A idade é só um número. Mas poderá alguém ser demasiado velho para ocupar um cargo político? E se esse cargo for a liderança dos Estados Unidos da América? Aos 81 anos, Joe Biden garante-nos que não. Se ao peso desse número, juntarmos os 86 anos que Biden terá no final do mandato a que se candidata, as dúvidas sobre a sua capacidade adensam-se. Não se pense, no entanto, que Biden é um velho perdido num oásis de jovens políticos. Basta lembrar que Donald Trump é apenas três anos mais novo ou que Nancy Pelosi, até ao ano passado presidente da Câmara dos Representantes, festejou 84 anos em Março.
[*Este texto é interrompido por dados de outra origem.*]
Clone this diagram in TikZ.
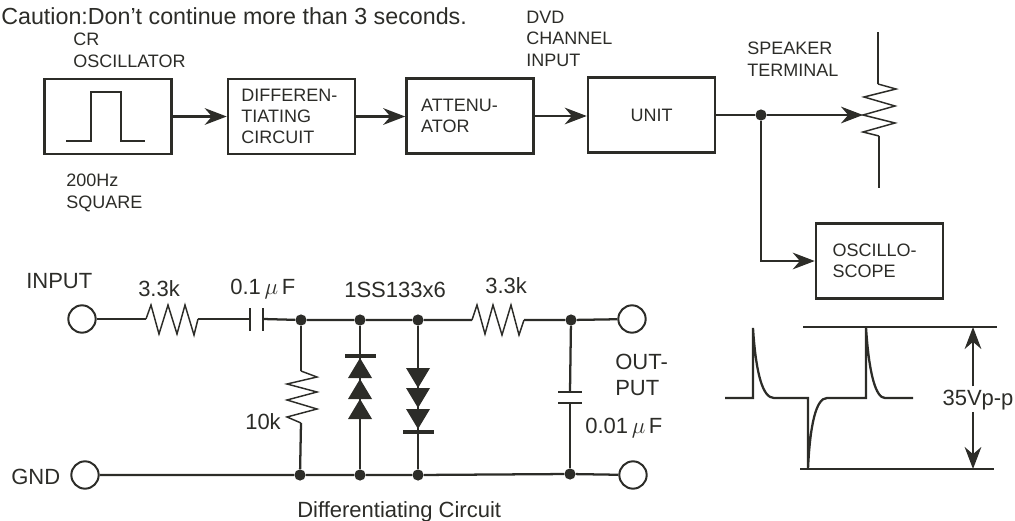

No circo em que se tornou a política americana, a idade, mais do que um posto, tornou-se numa inevitabilidade perigosa. Numas eleições cujo impacto ultrapassa as fronteiras americanas, o maior perigo que corremos é que se discuta mais a idade de Biden do que a imoralidade de Trump. Talvez por isso, a indecisão tenha tomado conta do Partido Democrata, perdidos na escolha impossível entre o abandono de um presidente em funções ou a aposta num líder que, ainda ontem, confundiu, para esgar da plateia, Putin com Zelensky. A quatro meses das eleições presidenciais de 2024, talvez a pergunta não seja se Biden é demasiado velho, mas se a política americana não estará demasiado gasta.